Reproduce only the lines from the one containing "Generate a Python" through the one containing "bars_df = pd.DataFrame(rows)", exactly as written and with both ends included.

[Entries with chart source code]
** Begin **
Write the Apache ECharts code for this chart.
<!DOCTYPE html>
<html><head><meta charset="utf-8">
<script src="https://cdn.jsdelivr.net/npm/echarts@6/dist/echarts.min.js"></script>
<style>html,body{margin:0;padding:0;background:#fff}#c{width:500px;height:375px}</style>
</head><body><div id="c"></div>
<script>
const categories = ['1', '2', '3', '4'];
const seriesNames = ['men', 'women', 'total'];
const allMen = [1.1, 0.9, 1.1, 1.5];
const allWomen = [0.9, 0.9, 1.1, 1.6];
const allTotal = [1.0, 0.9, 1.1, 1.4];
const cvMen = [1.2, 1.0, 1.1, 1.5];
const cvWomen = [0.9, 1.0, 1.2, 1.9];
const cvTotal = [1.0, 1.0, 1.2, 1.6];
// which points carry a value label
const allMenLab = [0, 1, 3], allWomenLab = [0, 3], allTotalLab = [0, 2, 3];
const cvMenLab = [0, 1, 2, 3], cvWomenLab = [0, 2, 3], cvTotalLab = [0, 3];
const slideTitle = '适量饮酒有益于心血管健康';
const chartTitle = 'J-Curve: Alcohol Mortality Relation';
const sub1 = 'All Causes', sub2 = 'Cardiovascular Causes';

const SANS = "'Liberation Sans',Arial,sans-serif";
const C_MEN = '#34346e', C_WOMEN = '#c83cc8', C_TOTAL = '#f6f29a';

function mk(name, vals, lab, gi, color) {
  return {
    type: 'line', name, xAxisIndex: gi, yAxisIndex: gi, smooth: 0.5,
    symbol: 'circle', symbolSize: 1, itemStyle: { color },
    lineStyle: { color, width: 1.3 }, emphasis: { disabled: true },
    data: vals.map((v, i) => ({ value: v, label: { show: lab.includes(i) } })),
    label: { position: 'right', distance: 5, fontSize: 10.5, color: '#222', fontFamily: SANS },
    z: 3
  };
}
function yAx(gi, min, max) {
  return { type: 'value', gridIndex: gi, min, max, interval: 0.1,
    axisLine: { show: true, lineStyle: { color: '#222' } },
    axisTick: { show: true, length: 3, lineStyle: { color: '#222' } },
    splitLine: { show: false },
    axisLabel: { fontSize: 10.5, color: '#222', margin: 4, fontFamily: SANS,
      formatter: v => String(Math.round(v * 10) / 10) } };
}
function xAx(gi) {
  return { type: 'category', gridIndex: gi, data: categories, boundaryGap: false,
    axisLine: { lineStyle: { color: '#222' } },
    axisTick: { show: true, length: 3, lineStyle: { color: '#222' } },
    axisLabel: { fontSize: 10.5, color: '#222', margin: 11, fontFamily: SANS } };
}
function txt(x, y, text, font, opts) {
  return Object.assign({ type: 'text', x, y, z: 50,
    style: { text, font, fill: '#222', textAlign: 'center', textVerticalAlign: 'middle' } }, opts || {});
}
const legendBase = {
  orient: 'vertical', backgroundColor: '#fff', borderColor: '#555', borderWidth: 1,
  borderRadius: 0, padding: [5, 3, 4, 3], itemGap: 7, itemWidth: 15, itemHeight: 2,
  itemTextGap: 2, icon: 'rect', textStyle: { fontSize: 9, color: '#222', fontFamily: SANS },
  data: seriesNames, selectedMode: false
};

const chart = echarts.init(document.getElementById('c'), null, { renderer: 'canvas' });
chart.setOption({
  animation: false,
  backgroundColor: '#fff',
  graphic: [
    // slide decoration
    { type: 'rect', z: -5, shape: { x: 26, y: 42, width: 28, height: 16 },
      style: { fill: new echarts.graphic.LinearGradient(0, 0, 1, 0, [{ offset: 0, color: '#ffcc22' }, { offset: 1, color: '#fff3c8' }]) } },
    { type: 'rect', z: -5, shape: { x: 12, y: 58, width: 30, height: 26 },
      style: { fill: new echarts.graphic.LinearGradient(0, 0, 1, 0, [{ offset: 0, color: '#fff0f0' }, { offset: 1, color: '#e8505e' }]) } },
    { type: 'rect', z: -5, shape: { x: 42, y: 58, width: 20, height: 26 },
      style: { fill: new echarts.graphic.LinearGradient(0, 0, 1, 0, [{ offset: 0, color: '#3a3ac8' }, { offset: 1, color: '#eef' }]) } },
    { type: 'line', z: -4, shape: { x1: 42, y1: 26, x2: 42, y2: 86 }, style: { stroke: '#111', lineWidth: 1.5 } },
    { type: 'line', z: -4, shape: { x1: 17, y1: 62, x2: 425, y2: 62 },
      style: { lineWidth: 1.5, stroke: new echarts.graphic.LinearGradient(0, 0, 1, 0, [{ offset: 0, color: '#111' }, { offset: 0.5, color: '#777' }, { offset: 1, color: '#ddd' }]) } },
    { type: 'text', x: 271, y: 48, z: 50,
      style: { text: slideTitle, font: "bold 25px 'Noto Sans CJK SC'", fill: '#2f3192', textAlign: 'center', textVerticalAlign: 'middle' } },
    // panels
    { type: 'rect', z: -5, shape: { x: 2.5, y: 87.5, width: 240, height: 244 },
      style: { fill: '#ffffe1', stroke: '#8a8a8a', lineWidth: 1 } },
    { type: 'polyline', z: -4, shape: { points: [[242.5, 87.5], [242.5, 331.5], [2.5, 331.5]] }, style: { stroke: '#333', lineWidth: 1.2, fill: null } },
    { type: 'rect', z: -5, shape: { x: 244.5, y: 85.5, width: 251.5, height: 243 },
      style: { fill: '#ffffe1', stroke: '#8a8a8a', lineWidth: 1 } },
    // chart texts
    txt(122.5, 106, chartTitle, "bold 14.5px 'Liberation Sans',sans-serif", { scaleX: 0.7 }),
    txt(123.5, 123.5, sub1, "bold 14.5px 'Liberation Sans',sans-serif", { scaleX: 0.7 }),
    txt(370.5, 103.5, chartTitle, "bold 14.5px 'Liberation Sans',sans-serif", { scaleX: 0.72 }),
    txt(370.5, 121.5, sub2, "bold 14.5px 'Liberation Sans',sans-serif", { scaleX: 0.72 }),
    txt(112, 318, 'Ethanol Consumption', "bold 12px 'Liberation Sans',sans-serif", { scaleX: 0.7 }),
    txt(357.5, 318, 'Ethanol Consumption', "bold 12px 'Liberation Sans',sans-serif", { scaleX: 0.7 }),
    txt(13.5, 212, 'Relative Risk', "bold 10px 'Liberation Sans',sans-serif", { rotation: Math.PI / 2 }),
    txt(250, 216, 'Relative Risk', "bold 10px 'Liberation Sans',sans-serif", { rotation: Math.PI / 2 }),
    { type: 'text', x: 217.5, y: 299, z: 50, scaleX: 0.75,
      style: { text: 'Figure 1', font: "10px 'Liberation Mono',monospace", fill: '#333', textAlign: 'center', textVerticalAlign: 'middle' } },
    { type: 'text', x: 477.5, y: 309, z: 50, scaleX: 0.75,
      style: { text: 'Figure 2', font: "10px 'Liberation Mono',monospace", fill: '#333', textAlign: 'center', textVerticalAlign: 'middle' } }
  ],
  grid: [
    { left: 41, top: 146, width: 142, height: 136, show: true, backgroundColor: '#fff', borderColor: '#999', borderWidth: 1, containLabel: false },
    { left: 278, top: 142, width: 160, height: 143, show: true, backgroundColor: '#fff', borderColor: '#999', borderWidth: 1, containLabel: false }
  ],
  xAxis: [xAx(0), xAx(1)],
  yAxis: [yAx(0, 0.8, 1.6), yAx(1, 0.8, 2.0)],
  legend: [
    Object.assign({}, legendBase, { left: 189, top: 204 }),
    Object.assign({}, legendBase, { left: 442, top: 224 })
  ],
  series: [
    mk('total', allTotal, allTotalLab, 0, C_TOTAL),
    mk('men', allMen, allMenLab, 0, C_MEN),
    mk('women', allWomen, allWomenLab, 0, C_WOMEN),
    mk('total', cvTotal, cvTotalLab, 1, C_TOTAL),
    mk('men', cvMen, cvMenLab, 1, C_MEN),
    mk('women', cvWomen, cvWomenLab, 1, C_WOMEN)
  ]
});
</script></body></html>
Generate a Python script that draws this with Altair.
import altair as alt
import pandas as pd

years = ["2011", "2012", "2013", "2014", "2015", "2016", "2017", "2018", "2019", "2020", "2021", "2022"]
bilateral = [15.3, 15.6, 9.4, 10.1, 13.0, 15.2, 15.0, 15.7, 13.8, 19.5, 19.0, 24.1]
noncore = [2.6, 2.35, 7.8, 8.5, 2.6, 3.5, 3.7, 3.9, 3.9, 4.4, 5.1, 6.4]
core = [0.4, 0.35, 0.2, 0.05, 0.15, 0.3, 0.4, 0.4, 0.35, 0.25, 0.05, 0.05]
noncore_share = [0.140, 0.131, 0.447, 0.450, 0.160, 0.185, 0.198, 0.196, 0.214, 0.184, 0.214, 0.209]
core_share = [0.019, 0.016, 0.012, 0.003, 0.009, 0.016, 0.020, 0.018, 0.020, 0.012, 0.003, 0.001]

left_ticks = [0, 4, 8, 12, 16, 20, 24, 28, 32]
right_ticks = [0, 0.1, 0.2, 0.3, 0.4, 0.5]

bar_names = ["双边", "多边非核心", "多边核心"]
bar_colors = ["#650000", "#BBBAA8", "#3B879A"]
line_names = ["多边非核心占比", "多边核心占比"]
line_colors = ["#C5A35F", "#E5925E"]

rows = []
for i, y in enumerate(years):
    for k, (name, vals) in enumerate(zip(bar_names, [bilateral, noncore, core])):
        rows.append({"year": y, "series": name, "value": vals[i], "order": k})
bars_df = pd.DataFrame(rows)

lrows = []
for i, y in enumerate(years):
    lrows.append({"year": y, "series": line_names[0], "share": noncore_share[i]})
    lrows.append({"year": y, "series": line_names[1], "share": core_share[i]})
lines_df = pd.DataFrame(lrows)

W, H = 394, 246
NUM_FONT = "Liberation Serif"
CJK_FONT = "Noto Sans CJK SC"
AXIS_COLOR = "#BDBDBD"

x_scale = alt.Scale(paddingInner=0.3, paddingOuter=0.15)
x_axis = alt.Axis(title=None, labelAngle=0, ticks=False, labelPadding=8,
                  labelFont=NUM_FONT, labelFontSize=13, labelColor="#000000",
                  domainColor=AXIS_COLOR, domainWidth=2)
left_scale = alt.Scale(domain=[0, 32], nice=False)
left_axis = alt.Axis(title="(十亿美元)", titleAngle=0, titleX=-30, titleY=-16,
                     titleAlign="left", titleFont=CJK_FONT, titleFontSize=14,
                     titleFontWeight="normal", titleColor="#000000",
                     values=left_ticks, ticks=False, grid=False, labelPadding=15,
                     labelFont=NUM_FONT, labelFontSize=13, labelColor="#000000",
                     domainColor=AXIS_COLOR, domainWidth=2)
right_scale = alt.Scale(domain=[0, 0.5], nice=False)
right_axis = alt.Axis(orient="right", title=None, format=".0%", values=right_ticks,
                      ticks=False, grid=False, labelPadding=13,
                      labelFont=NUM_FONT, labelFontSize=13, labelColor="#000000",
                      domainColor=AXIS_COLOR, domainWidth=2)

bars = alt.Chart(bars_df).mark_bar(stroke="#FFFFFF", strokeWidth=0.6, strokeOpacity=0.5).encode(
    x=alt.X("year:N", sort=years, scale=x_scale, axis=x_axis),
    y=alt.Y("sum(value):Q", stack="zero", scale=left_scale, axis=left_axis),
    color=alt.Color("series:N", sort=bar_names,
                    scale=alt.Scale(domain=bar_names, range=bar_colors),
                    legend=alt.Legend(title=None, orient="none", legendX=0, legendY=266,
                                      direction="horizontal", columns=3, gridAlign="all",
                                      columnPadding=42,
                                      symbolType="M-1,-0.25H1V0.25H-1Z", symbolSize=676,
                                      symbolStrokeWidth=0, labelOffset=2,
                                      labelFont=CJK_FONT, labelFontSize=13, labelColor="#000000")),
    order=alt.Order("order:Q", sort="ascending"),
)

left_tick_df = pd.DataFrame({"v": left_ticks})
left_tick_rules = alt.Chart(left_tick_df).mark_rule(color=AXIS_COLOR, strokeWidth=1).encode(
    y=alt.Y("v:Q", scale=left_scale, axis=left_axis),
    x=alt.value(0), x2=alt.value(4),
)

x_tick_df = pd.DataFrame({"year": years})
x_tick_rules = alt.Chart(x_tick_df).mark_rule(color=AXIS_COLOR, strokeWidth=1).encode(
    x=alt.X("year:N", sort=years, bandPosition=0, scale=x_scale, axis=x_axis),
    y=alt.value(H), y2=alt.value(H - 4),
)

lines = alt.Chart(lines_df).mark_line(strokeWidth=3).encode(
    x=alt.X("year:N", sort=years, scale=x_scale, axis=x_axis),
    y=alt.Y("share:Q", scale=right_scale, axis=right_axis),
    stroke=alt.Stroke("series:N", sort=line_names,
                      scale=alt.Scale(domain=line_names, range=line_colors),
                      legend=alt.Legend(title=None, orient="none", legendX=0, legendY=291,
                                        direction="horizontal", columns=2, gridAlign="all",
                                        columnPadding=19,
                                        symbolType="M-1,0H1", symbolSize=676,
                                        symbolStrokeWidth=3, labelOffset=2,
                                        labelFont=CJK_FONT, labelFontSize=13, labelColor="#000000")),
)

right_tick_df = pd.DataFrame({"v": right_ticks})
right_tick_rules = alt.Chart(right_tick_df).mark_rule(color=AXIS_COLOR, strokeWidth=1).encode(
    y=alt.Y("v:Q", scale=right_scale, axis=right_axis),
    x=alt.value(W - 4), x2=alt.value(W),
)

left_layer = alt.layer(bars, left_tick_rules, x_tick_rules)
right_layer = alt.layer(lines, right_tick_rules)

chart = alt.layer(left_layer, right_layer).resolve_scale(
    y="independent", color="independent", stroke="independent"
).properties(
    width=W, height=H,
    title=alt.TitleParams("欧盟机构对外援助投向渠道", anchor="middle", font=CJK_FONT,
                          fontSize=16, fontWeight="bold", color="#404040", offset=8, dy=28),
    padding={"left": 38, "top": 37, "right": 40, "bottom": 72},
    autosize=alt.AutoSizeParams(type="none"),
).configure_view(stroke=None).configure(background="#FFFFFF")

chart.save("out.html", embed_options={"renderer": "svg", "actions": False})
** End **
_Correct answer_
Generate a Python script that draws this with Altair.
import altair as alt
import pandas as pd

years = ["2011", "2012", "2013", "2014", "2015", "2016", "2017", "2018", "2019", "2020", "2021", "2022"]
bilateral = [15.3, 15.6, 9.4, 10.1, 13.0, 15.2, 15.0, 15.7, 13.8, 19.5, 19.0, 24.1]
noncore = [2.6, 2.35, 7.8, 8.5, 2.6, 3.5, 3.7, 3.9, 3.9, 4.4, 5.1, 6.4]
core = [0.4, 0.35, 0.2, 0.05, 0.15, 0.3, 0.4, 0.4, 0.35, 0.25, 0.05, 0.05]
noncore_share = [0.140, 0.131, 0.447, 0.450, 0.160, 0.185, 0.198, 0.196, 0.214, 0.184, 0.214, 0.209]
core_share = [0.019, 0.016, 0.012, 0.003, 0.009, 0.016, 0.020, 0.018, 0.020, 0.012, 0.003, 0.001]

left_ticks = [0, 4, 8, 12, 16, 20, 24, 28, 32]
right_ticks = [0, 0.1, 0.2, 0.3, 0.4, 0.5]

bar_names = ["双边", "多边非核心", "多边核心"]
bar_colors = ["#650000", "#BBBAA8", "#3B879A"]
line_names = ["多边非核心占比", "多边核心占比"]
line_colors = ["#C5A35F", "#E5925E"]

rows = []
for i, y in enumerate(years):
    for k, (name, vals) in enumerate(zip(bar_names, [bilateral, noncore, core])):
        rows.append({"year": y, "series": name, "value": vals[i], "order": k})
bars_df = pd.DataFrame(rows)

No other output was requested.